37 games in, the result is a team in disarray at three levels of the organization. The move disrupted Minnesota’s collective personality as a team, created a disconnect between the roster and Finch’s offensive system, and left the front office with very limited options to improve the team internally or externally.
The Timberwolves are finding out in real time that playing winning basketball is so much more than talent.

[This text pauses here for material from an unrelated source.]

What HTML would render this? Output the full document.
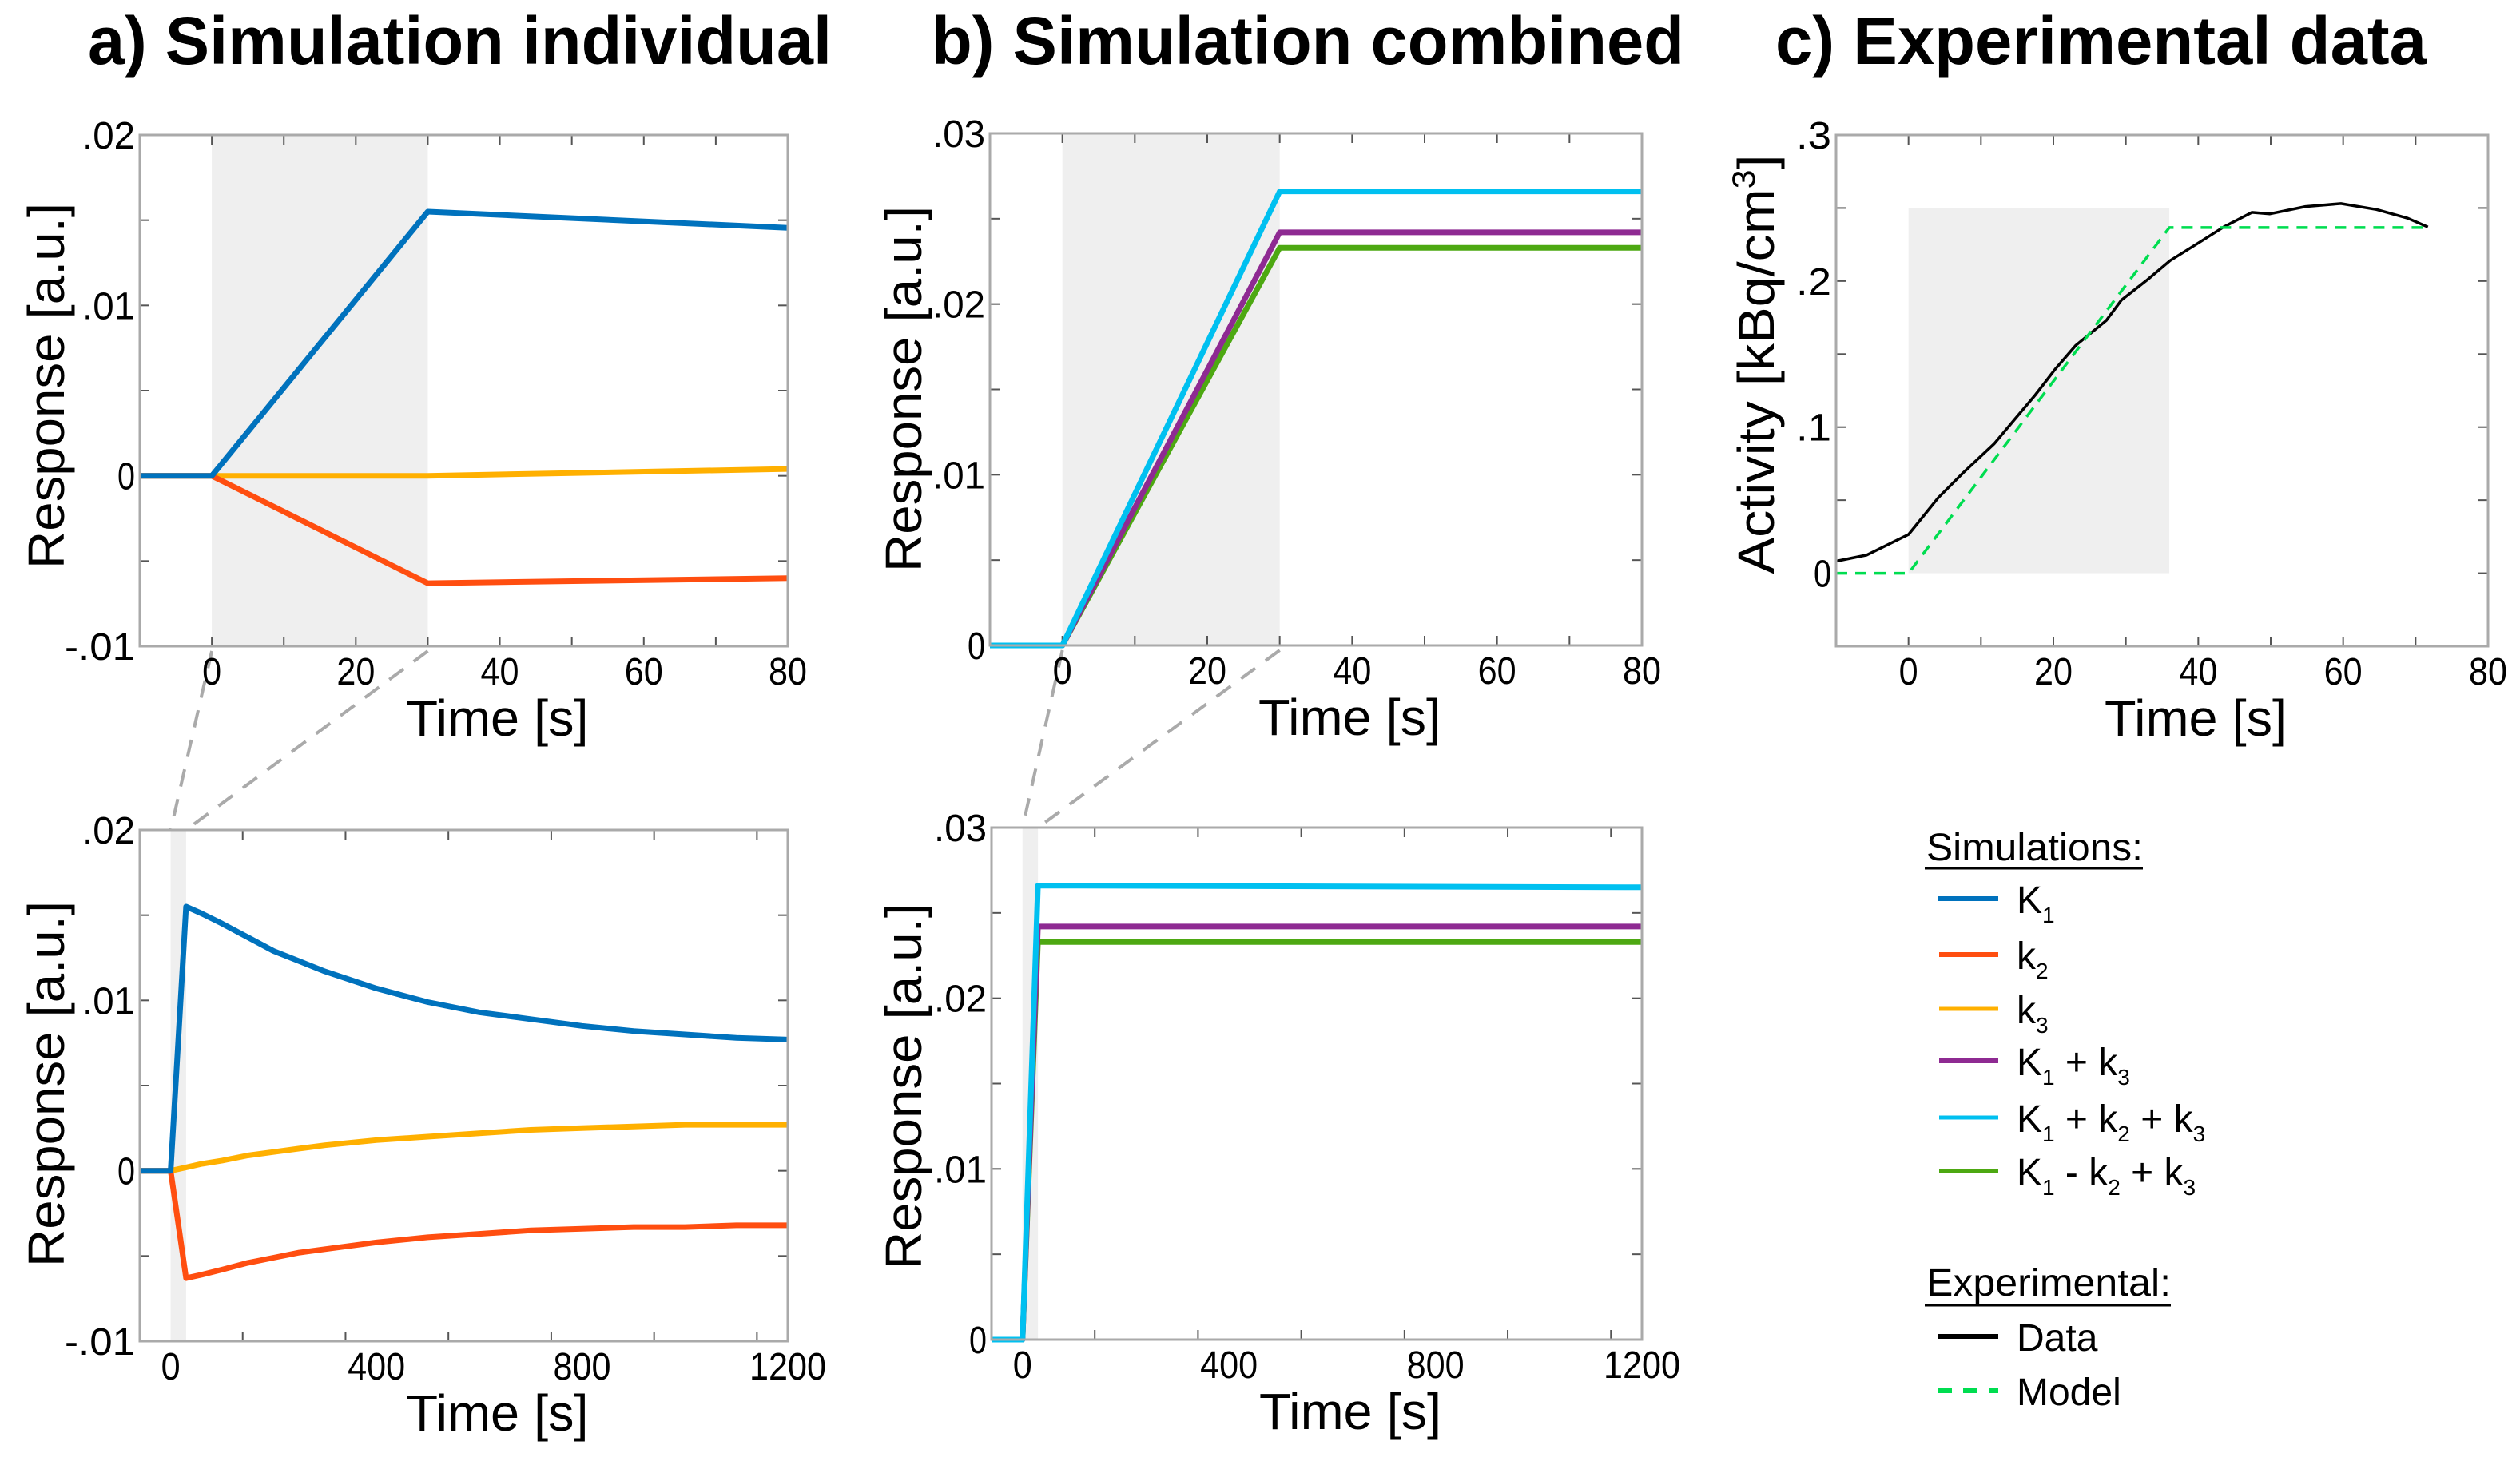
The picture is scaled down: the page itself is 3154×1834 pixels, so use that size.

The Memphis Grizzlies, Portland Trail Blazers, Golden State Warriors, and Phoenix Suns all have endured more player games missed due to injury or illness than the Wolves, yet all are at least three games above Minnesota in the standings.
Why?
Because playing hard is not a chore for those teams. Players on those teams play more connected basketball. They all buy into what their coaches and teammates ask of them. They hold each other accountable. They mostly dominate at home. Perhaps most importantly, they all have fun.
None of those things are true for a Minnesota Timberwolves team whose stock has crashed to rock bottom, with little hopes of a quick rebound given the state of their injury report. The team couldn’t find it within themselves to play with the requisite effort to beat the worst team in the NBA with no All-Star caliber players, and correctly got booed off their home floor.
If that doesn’t inspire change in the Wolves’ collective effort and competitiveness, nothing will.
And if that change doesn’t come, ringing in the New Year by getting run off the floor by bench players on the worst team in the league to will be the least of their problems.